The birds in the centre begin to spread out again, the stitls pick up their legs and begin to walk away. The ducks start to paddle apart, each their own species way. The swans resume their preening pruning. The moorhens and coots slowly spread back towards the muddy high-water mark. The corellas screech a little less, and start to settle back upon the ground. The heron resumes his stillness, the ibis moves a little, the swamphens return from the reads and begin to spread, while the rails and crakes take a little longer.

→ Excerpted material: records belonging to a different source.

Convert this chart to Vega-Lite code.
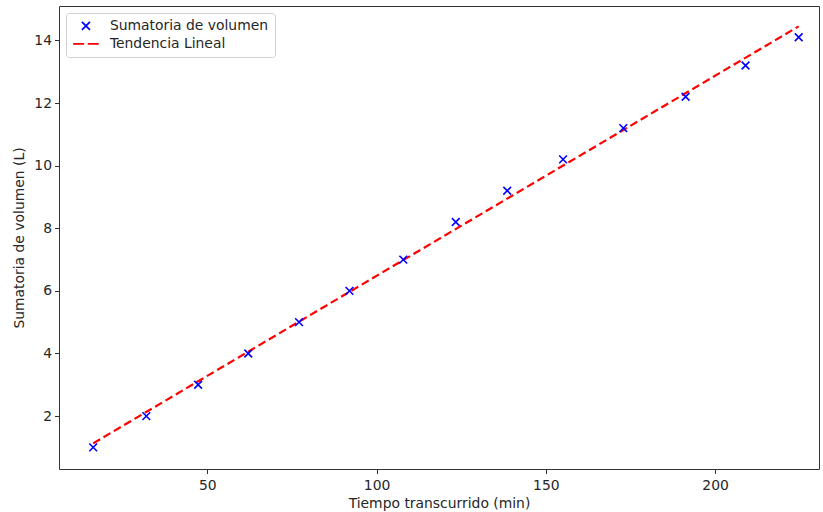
{
  "$schema": "https://vega.github.io/schema/vega-lite/v6.json",
  "autosize": "none",
  "width": 760,
  "height": 463,
  "padding": {"left": 59, "top": 6, "right": 4, "bottom": 43},
  "background": "white",
  "config": {
    "font": "DejaVu Sans",
    "view": {"stroke": "#333", "strokeWidth": 1},
    "axis": {
      "grid": false,
      "domain": false,
      "tickColor": "#333",
      "tickSize": 4.5,
      "tickWidth": 1,
      "labelFont": "DejaVu Sans",
      "labelFontSize": 13.9,
      "labelColor": "#262626",
      "labelPadding": 3,
      "titleFont": "DejaVu Sans",
      "titleFontSize": 13.9,
      "titleFontWeight": "normal",
      "titleColor": "#262626"
    }
  },
  "datasets": {
    "puntos": [
      {"tiempo": 16.3, "volumen": 1.0, "serie": "Sumatoria de volumen"},
      {"tiempo": 32.0, "volumen": 2.0, "serie": "Sumatoria de volumen"},
      {"tiempo": 47.3, "volumen": 3.0, "serie": "Sumatoria de volumen"},
      {"tiempo": 62.1, "volumen": 4.0, "serie": "Sumatoria de volumen"},
      {"tiempo": 77.1, "volumen": 5.0, "serie": "Sumatoria de volumen"},
      {"tiempo": 92.0, "volumen": 6.0, "serie": "Sumatoria de volumen"},
      {"tiempo": 107.9, "volumen": 7.0, "serie": "Sumatoria de volumen"},
      {"tiempo": 123.4, "volumen": 8.2, "serie": "Sumatoria de volumen"},
      {"tiempo": 138.6, "volumen": 9.2, "serie": "Sumatoria de volumen"},
      {"tiempo": 155.1, "volumen": 10.2, "serie": "Sumatoria de volumen"},
      {"tiempo": 172.9, "volumen": 11.2, "serie": "Sumatoria de volumen"},
      {"tiempo": 191.3, "volumen": 12.2, "serie": "Sumatoria de volumen"},
      {"tiempo": 209.0, "volumen": 13.2, "serie": "Sumatoria de volumen"},
      {"tiempo": 224.7, "volumen": 14.1, "serie": "Sumatoria de volumen"}
    ],
    "tendencia": [
      {"tiempo": 16.3, "volumen": 1.13},
      {"tiempo": 224.7, "volumen": 14.45}
    ]
  },
  "layer": [
    {
      "data": {"name": "tendencia"},
      "mark": {"type": "line", "color": "red", "strokeWidth": 2.2, "strokeDash": [8, 4], "clip": true},
      "encoding": {
        "x": {"field": "tiempo", "type": "quantitative"},
        "y": {"field": "volumen", "type": "quantitative"}
      }
    },
    {
      "data": {"name": "puntos"},
      "mark": {"type": "point", "filled": false, "size": 60, "strokeWidth": 1.6, "opacity": 1},
      "encoding": {
        "x": {
          "field": "tiempo", "type": "quantitative",
          "scale": {"domain": [6.2, 230.7], "nice": false, "zero": false},
          "axis": {"values": [50, 100, 150, 200], "title": "Tiempo transcurrido (min)", "labelPadding": 5, "titlePadding": 4}
        },
        "y": {
          "field": "volumen", "type": "quantitative",
          "scale": {"domain": [0.31, 15.1], "nice": false, "zero": false},
          "axis": {"values": [2, 4, 6, 8, 10, 12, 14], "title": "Sumatoria de volumen (L)", "titlePadding": 7}
        },
        "shape": {
          "field": "serie", "type": "nominal",
          "scale": {"domain": ["Sumatoria de volumen", "Tendencia Lineal"], "range": ["M-1,-1L1,1M-1,1L1,-1", "M-3.2,0L-0.45,0M0.45,0L3.2,0"]},
          "legend": null
        },
        "color": {
          "field": "serie", "type": "nominal",
          "scale": {"domain": ["Sumatoria de volumen", "Tendencia Lineal"], "range": ["blue", "red"]},
          "legend": {
            "title": null,
            "orient": "top-left",
            "offset": 7,
            "padding": 6,
            "symbolSize": 64,
            "symbolStrokeWidth": 1.8,
            "symbolOffset": 7,
            "labelOffset": 17,
            "rowPadding": 2,
            "labelFont": "DejaVu Sans",
            "labelFontSize": 13.9,
            "labelColor": "#262626",
            "strokeColor": "#d0d0d0",
            "fillColor": "rgba(255,255,255,0.85)",
            "cornerRadius": 3,
            "labelLimit": 300,
            "encode": {
              "symbols": {
                "update": {
                  "fill": {"value": "transparent"},
                  "opacity": {"value": 1}
                }
              }
            }
          }
        }
      }
    }
  ]
}
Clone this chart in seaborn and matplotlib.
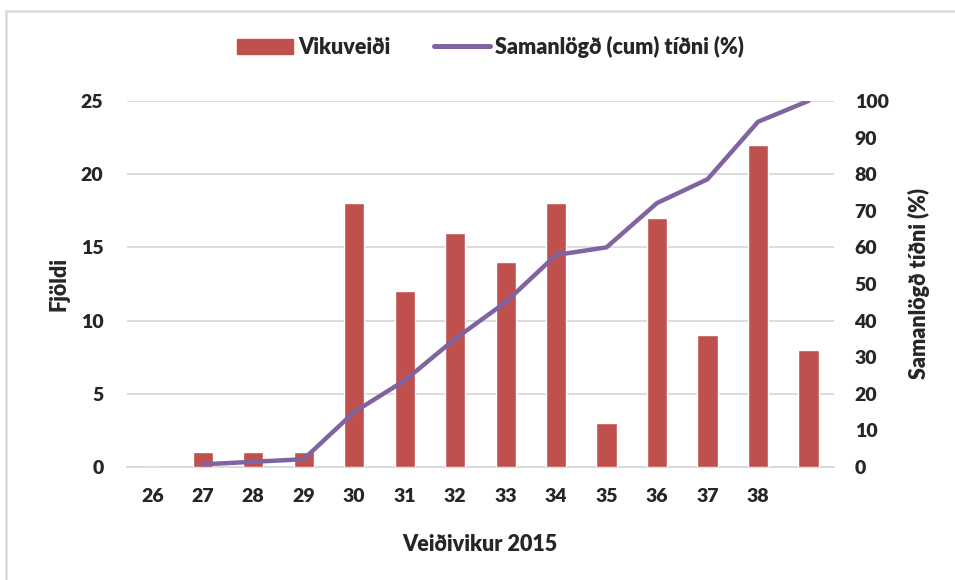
import numpy as np
import pandas as pd
import matplotlib
matplotlib.use("Agg")
import matplotlib.pyplot as plt
from matplotlib.patches import Rectangle, Patch
from matplotlib.lines import Line2D
import seaborn as sns

# Data
weeks = ["26", "27", "28", "29", "30", "31", "32", "33", "34", "35", "36", "37", "38", "39"]
week_labels = ["26", "27", "28", "29", "30", "31", "32", "33", "34", "35", "36", "37", "38", ""]
catch = [0, 1, 1, 1, 18, 12, 16, 14, 18, 3, 17, 9, 22, 8]
cum_pct = [np.nan, 0.7, 1.4, 2.1, 15.0, 23.6, 35.0, 45.0, 57.9, 60.0, 72.1, 78.6, 94.3, 100.0]

bar_color = "#C0504D"
line_color = "#8064A2"
grid_color = "#D9D9D9"
W = 800  # heavy weight, close to Calibri bold

sns.set_theme(style="white")
plt.rcParams['font.family'] = ['Lato', 'DejaVu Sans']
plt.rcParams['font.weight'] = W

df = pd.DataFrame({"week": weeks, "catch": catch, "cum": cum_pct, "pos": np.arange(len(weeks))})

fig = plt.figure(figsize=(9.55, 5.8), dpi=100)
ax = fig.add_axes([0.133, 0.195, 0.74, 0.631])

sns.barplot(data=df, x="week", y="catch", order=weeks, color=bar_color,
            width=0.4, saturation=1, ax=ax, zorder=3)
ax.set_ylim(0, 25)
ax.set_yticks([0, 5, 10, 15, 20, 25])
ax.set_xlim(-0.5, len(weeks) - 0.5)
ax.yaxis.grid(True, color=grid_color, linewidth=1.3, zorder=0)
ax.set_axisbelow(True)
for s in ["top", "right", "left"]:
    ax.spines[s].set_visible(False)
ax.spines["bottom"].set_color(grid_color)
ax.spines["bottom"].set_linewidth(1.3)

# tick marks between categories
ax.set_xticks(np.arange(len(weeks)))
ax.set_xticklabels(week_labels, fontsize=14, fontweight=W)
ax.set_xticks(np.arange(-0.5, len(weeks)), minor=True)
ax.tick_params(axis="x", which="major", length=0, pad=15)
ax.tick_params(axis="x", which="minor", length=7, color=grid_color, width=1.3, direction="out")
ax.tick_params(axis="y", length=0, labelsize=14, pad=17)
for t in ax.get_yticklabels():
    t.set_fontweight(W)

ax.set_xlabel("Veiðivikur 2015", fontsize=15.5, fontweight=W, labelpad=21)
ax.set_ylabel("Fjöldi", fontsize=15.5, fontweight=W, labelpad=8)

ax2 = ax.twinx()
sns.lineplot(data=df, x="pos", y="cum", color=line_color, linewidth=3.2, ax=ax2,
             solid_capstyle="round")
ax2.set_ylim(0, 100)
ax2.set_yticks(np.arange(0, 101, 10))
ax2.set_xlim(-0.5, len(weeks) - 0.5)
for s in ["top", "right", "left", "bottom"]:
    ax2.spines[s].set_visible(False)
ax2.tick_params(axis="y", length=0, labelsize=14, pad=15)
for t in ax2.get_yticklabels():
    t.set_fontweight(W)
ax2.set_ylabel("Samanlögð tíðni (%)", fontsize=15.5, fontweight=W, labelpad=14)
ax2.set_xlabel("")

handles = [Patch(facecolor=bar_color, edgecolor=bar_color),
           Line2D([0], [0], color=line_color, linewidth=3.6)]
fig.legend(handles, ["Vikuveiði", "Samanlögð (cum) tíðni (%)"], loc="center",
           bbox_to_anchor=(0.514, 0.919), ncol=2, frameon=False,
           prop={"size": 15.5, "weight": W},
           handlelength=2.6, columnspacing=2.0, handletextpad=0.25)

# outer chart border
fig.patches.append(Rectangle((6 / 955, -0.1), 1.2, 1.1 - 11 / 580, transform=fig.transFigure,
                             fill=False, edgecolor=grid_color, linewidth=1.8))

fig.savefig("out.png", dpi=100)
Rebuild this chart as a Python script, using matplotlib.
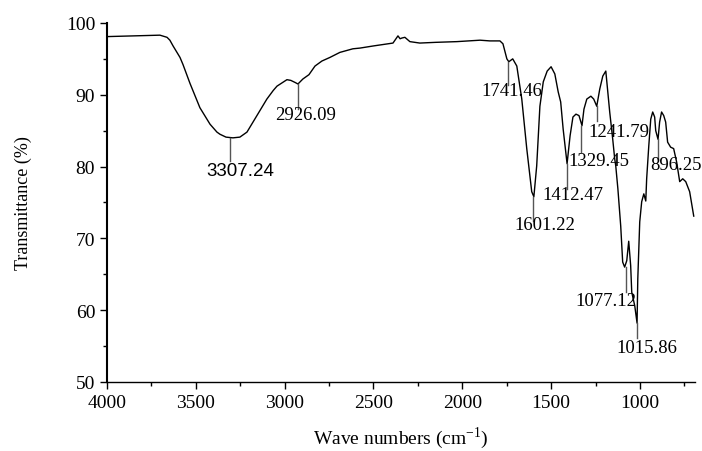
import numpy as np
import matplotlib.pyplot as plt

# FTIR spectrum
wavenumber = [4000, 3850, 3702, 3662, 3646, 3628, 3589, 3572, 3533, 3477, 3420, 3381,
              3364, 3330, 3291, 3252, 3212, 3156, 3100, 3064, 3043, 2987, 2965, 2940,
              2925, 2897, 2863, 2829, 2790, 2745, 2689, 2616, 2576, 2500, 2390, 2362,
              2350, 2340, 2323, 2295, 2239, 2150, 2030, 1900, 1845, 1788, 1771, 1749,
              1738, 1716, 1693, 1665, 1637, 1609, 1597, 1581, 1563, 1544, 1522, 1500,
              1479, 1460, 1446, 1432, 1410, 1393, 1377, 1360, 1343, 1326, 1315, 1299,
              1276, 1260, 1243, 1226, 1209, 1192, 1170, 1153, 1142, 1136, 1124, 1108,
              1097, 1086, 1074, 1063, 1052, 1046, 1029, 1016, 1012, 1001, 990, 978,
              967, 962, 950, 939, 928, 917, 911, 898, 889, 878, 866, 855, 844, 827,
              810, 793, 776, 759, 742, 720, 697]
transmittance = [98.1, 98.2, 98.3, 98.0, 97.6, 96.8, 95.2, 94.2, 91.6, 88.2, 85.9, 84.8,
                 84.5, 84.1, 84.0, 84.1, 84.8, 87.1, 89.4, 90.6, 91.2, 92.1, 92.0, 91.7,
                 91.5, 92.2, 92.8, 94.0, 94.7, 95.2, 95.9, 96.4, 96.5, 96.8, 97.2, 98.2,
                 97.8, 97.9, 98.0, 97.4, 97.2, 97.3, 97.4, 97.6, 97.5, 97.5, 97.1, 95.0,
                 94.6, 95.0, 94.0, 89.4, 82.5, 76.5, 75.8, 80.1, 88.4, 91.8, 93.3, 93.9,
                 92.9, 90.4, 89.0, 85.2, 80.4, 84.3, 86.9, 87.3, 87.1, 85.7, 88.0, 89.4,
                 89.8, 89.4, 88.4, 90.8, 92.6, 93.3, 87.6, 83.8, 81.1, 80.1, 76.9, 71.7,
                 66.7, 66.0, 66.9, 69.6, 66.2, 62.5, 60.6, 58.2, 64.3, 72.3, 75.1, 76.2,
                 75.2, 78.3, 82.9, 86.6, 87.6, 86.9, 85.0, 83.8, 86.2, 87.6, 87.1, 86.2,
                 83.4, 82.7, 82.5, 80.6, 77.9, 78.3, 77.9, 76.5, 73.1]

# labelled peaks: position, curve value at the peak, text
peak_pos = [3307.24, 2926.09, 1741.46, 1601.22, 1412.47, 1329.45, 1241.79, 1077.12, 1015.86, 896.25]
peak_val = [84.0, 91.5, 94.6, 75.8, 80.4, 85.7, 88.4, 66.0, 58.2, 83.8]
peak_text = ["3307.24", "2926.09", "1741.46", "1601.22", "1412.47", "1329.45",
             "1241.79", "1077.12", "1015.86", "896.25"]
# layout of each label: stem length (px), text drop (px), text shift (px)
stem_px = [23, 25, 23, 24, 25, 26, 15, 25, 15, 20]
drop_px = [24, 22, 20, 19, 22, 26, 17, 25, 16, 17]
shift_px = [10, 8, 4, 12, 6, 18, 22, -20, 10, 18]

plt.rcParams['font.family'] = ['Liberation Serif', 'DejaVu Serif']
plt.rcParams['mathtext.fontset'] = 'custom'
plt.rcParams['mathtext.rm'] = 'Liberation Serif'

fig = plt.figure(figsize=(7.02, 4.52), dpi=100)
ax = fig.add_axes([0.1524, 0.1527, 0.8376, 0.7943])

ax.plot(wavenumber, transmittance, color='black', lw=1.0)

px_per_unit = 0.7943 * 452 / 50.0
for x, y, t, s, d, h in zip(peak_pos, peak_val, peak_text, stem_px, drop_px, shift_px):
    ax.plot([x, x], [y, y - s / px_per_unit], color='#555555', lw=1.0)
    fam = ['Liberation Sans'] if t == "3307.24" else ['Liberation Serif']
    ax.annotate(t, xy=(x, y), xytext=(h, -d), textcoords='offset pixels',
                ha='center', va='top', fontsize=13.5, family=fam, color='black',
                annotation_clip=False)

ax.set_xlim(4000, 690)
ax.set_ylim(50, 100)
ax.set_xticks(np.arange(4000, 690, -500))
ax.set_xticks(np.arange(3750, 690, -500), minor=True)
ax.set_yticks(np.arange(50, 101, 10))
ax.set_yticks(np.arange(55, 100, 10), minor=True)
ax.tick_params(which='major', direction='out', length=5, width=1, labelsize=14)
ax.tick_params(which='minor', direction='out', length=3, width=1)

ax.spines['top'].set_visible(False)
ax.spines['right'].set_visible(False)
ax.spines['left'].set_linewidth(1.5)
ax.spines['bottom'].set_linewidth(1.0)

ax.set_xlabel("Wave numbers (cm$^{\\mathregular{-1}}$)", fontsize=14, labelpad=10)
ax.set_ylabel("Transmittance (%)", fontsize=13, labelpad=24)

fig.savefig("out.png", dpi=100)
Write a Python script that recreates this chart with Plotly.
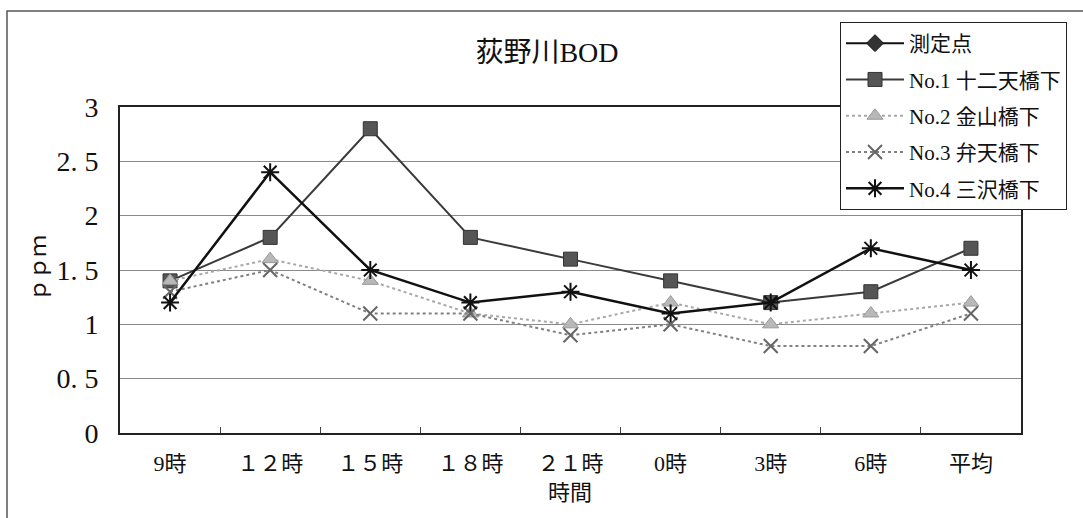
import plotly.graph_objects as go

# Sampling times (x categories)
times = ["9時", "１２時", "１５時", "１８時", "２１時", "0時", "3時", "6時", "平均"]

# BOD readings (ppm) at each station
no1_juniten = [1.4, 1.8, 2.8, 1.8, 1.6, 1.4, 1.2, 1.3, 1.7]
no2_kanayama = [1.4, 1.6, 1.4, 1.1, 1.0, 1.2, 1.0, 1.1, 1.2]
no3_benten = [1.3, 1.5, 1.1, 1.1, 0.9, 1.0, 0.8, 0.8, 1.1]
no4_misawa = [1.2, 2.4, 1.5, 1.2, 1.3, 1.1, 1.2, 1.7, 1.5]

# y-axis ticks
y_ticks = [0, 0.5, 1, 1.5, 2, 2.5, 3]
y_tick_text = ["0", "0. 5", "1", "1. 5", "2", "2. 5", "3"]

FONT = "Liberation Serif, Noto Sans CJK JP, serif"

W, H = 1083, 518
L, R, T, B = 120, 1021, 107, 433  # plot area in pixels


def px_x(p):
    return (p - L) / (R - L)


def px_y(p):
    return (B - p) / (B - T)


fig = go.Figure()

# legend-only header series
fig.add_trace(go.Scatter(
    x=times, y=[None] * len(times), name="測定点", mode="lines+markers",
    line=dict(color="#111111", width=2),
    marker=dict(symbol="diamond", size=13, color="#333333", line=dict(color="#111111", width=1)),
    legendgroup="g0"))

fig.add_trace(go.Scatter(
    x=times, y=no1_juniten, name="No.1 十二天橋下", mode="lines+markers",
    line=dict(color="#3a3a3a", width=2),
    marker=dict(symbol="square", size=14, color="#555555", line=dict(color="#333333", width=1)),
    legendgroup="g1"))

fig.add_trace(go.Scatter(
    x=times, y=no2_kanayama, name="No.2 金山橋下", mode="lines+markers",
    line=dict(color="#a8a8a8", width=2, dash="dot"),
    marker=dict(symbol="triangle-up", size=14, color="#b8b8b8", line=dict(color="#999999", width=1)),
    legendgroup="g2"))

fig.add_trace(go.Scatter(
    x=times, y=no3_benten, name="No.3 弁天橋下", mode="lines+markers",
    line=dict(color="#808080", width=2, dash="dot"),
    marker=dict(symbol="x-thin-open", size=14, color="#666666", line=dict(color="#666666", width=2)),
    legendgroup="g3"))

fig.add_trace(go.Scatter(
    x=times, y=no4_misawa, name="No.4 三沢橋下", mode="lines+markers",
    line=dict(color="#111111", width=2.5),
    marker=dict(symbol="asterisk-open", size=15, color="#111111", line=dict(color="#111111", width=2)),
    legendgroup="g4"))

fig.update_layout(
    width=W, height=H,
    margin=dict(l=L, r=W - R, t=T, b=H - B, pad=0),
    paper_bgcolor="white", plot_bgcolor="white",
    font=dict(family=FONT, size=20, color="#111111"),
    title=dict(text="荻野川BOD", x=547 / W, xanchor="center", y=1 - 52 / H, yanchor="middle",
               font=dict(family=FONT, size=28, color="#111111")),
    showlegend=True,
    legend=dict(x=px_x(840), y=px_y(22), xanchor="left", yanchor="top",
                bgcolor="white", bordercolor="#222222", borderwidth=1,
                font=dict(family=FONT, size=21, color="#111111"),
                tracegroupgap=6, itemwidth=58),
    xaxis=dict(
        type="category", range=[-0.5, len(times) - 0.5],
        showline=True, linecolor="#222222", linewidth=2, mirror=True,
        ticks="inside", ticklen=6, tickcolor="#444444", tickson="boundaries",
        showgrid=False, zeroline=False,
        tickfont=dict(family=FONT, size=22, color="#111111"),
        ticklabelstandoff=10,
    ),
    yaxis=dict(
        range=[0, 3], tickvals=y_ticks, ticktext=y_tick_text,
        showline=True, linecolor="#222222", linewidth=2, mirror=True,
        ticks="", showgrid=True, gridcolor="#8a8a8a", gridwidth=1, zeroline=False,
        tickfont=dict(family=FONT, size=28, color="#111111"),
        ticklabelstandoff=14,
    ),
    annotations=[
        dict(text="ｐｐｍ", xref="paper", yref="paper", x=px_x(38), y=px_y(268),
             xanchor="center", yanchor="middle", textangle=-90, showarrow=False,
             font=dict(family=FONT, size=22, color="#111111")),
        dict(text="時間", xref="paper", yref="paper", x=px_x(570), y=px_y(492),
             xanchor="center", yanchor="middle", showarrow=False,
             font=dict(family=FONT, size=22, color="#111111")),
    ],
    shapes=[
        dict(type="rect", xref="paper", yref="paper", layer="below",
             x0=px_x(7), x1=px_x(1095), y0=px_y(540), y1=px_y(11),
             line=dict(color="#555555", width=1.5), fillcolor="rgba(0,0,0,0)"),
    ],
)

fig.write_html("out.html")
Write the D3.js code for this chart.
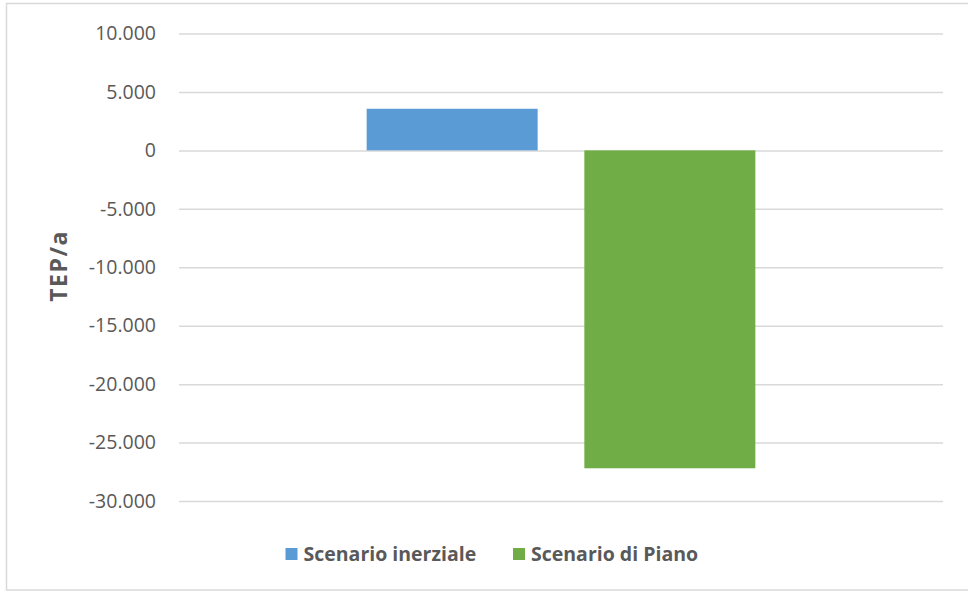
<!DOCTYPE html>
<html>
<head>
<meta charset="utf-8">
<script src="https://cdn.jsdelivr.net/npm/d3@7"></script>
<style>
  html, body { margin: 0; padding: 0; background: #fff; }
  svg { display: block; }
  text { font-family: "Open Sans", "Noto Sans", sans-serif; fill: #595959; }
</style>
</head>
<body>
<svg id="chart" width="968" height="591"></svg>
<script>
// Annual energy balance by scenario (TEP per year)
const categories = [""];
const seriesNames = ["Scenario inerziale", "Scenario di Piano"];
const seriesValues = [3560, -27200];
const seriesColors = ["#5b9bd5", "#70ad47"];
const tickValues = [10000, 5000, 0, -5000, -10000, -15000, -20000, -25000, -30000];
const axisTitle = "TEP/a";

const svg = d3.select("#chart");
const W = 968, H = 591;
const plot = { left: 179, right: 943, top: 33.5, bottom: 501 };

// Outer frame
svg.append("rect")
  .attr("x", 6.5).attr("y", 3.5)
  .attr("width", W + 10).attr("height", H - 4.5)
  .attr("fill", "#fff").attr("stroke", "#d9d9d9").attr("stroke-width", 1.5);

const y = d3.scaleLinear()
  .domain([-30000, 10000])
  .range([plot.bottom, plot.top]);

const x0 = d3.scaleBand()
  .domain(categories)
  .range([plot.left, plot.right])
  .paddingInner(0)
  .paddingOuter(0.4828);

const x1 = d3.scaleBand()
  .domain(seriesNames)
  .range([0, x0.bandwidth()])
  .paddingInner(0.2145)
  .paddingOuter(0);

const fmt = v => d3.format(",")(v).replace(/,/g, ".").replace("−", "-");

// Gridlines with tick labels
const yAxis = d3.axisLeft(y)
  .tickValues(tickValues)
  .tickSize(-(plot.right - plot.left))
  .tickPadding(23)
  .tickFormat(fmt);

const gAxis = svg.append("g")
  .attr("transform", `translate(${plot.left},0)`)
  .call(yAxis);
gAxis.select(".domain").remove();
gAxis.selectAll(".tick line").attr("stroke", "#d9d9d9").attr("stroke-width", 1.5);
gAxis.selectAll(".tick text")
  .style("font-size", "19.5px")
  .attr("fill", "#595959");

// Bars
const data = seriesNames.map((name, i) => ({ name, value: seriesValues[i], color: seriesColors[i], cat: categories[0] }));
svg.append("g").selectAll("rect")
  .data(data)
  .join("rect")
  .attr("x", d => x0(d.cat) + x1(d.name))
  .attr("width", x1.bandwidth())
  .attr("y", d => y(Math.max(0, d.value)))
  .attr("height", d => Math.abs(y(d.value) - y(0)))
  .attr("fill", d => d.color);

// Axis title
svg.append("text")
  .attr("transform", `translate(67,266) rotate(-90)`)
  .attr("text-anchor", "middle")
  .style("font-size", "23px")
  .style("letter-spacing", "1.5px")
  .style("font-weight", "bold")
  .text(axisTitle);

// Legend
const legendX = [285.5, 513];
const legend = svg.append("g").selectAll("g")
  .data(data)
  .join("g")
  .attr("transform", (d, i) => `translate(${legendX[i]},548)`);
legend.append("rect")
  .attr("width", 12).attr("height", 12)
  .attr("fill", d => d.color);
legend.append("text")
  .attr("x", 18).attr("y", 6)
  .attr("dy", "0.36em")
  .style("font-size", "19.5px")
  .style("font-weight", "bold")
  .text(d => d.name);
</script>
</body>
</html>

And I’m struck by the directions of it. The way so many that just a moment ago were on the shoreline—on the high water line—shifted quickly either to centre or periphery. That is where the life went: to the shallows or the depths. Nothing stayed on the shoreline (except the bigger  ibis). Life contracted or expanded: moved to the middle, or to the edges went. Life moved away from the shoreline, from where a moment before it was feeding—it moved away from this. Life moved away from the shoreline, because here and now, the shoreline, even at this life-filled lake, meant death.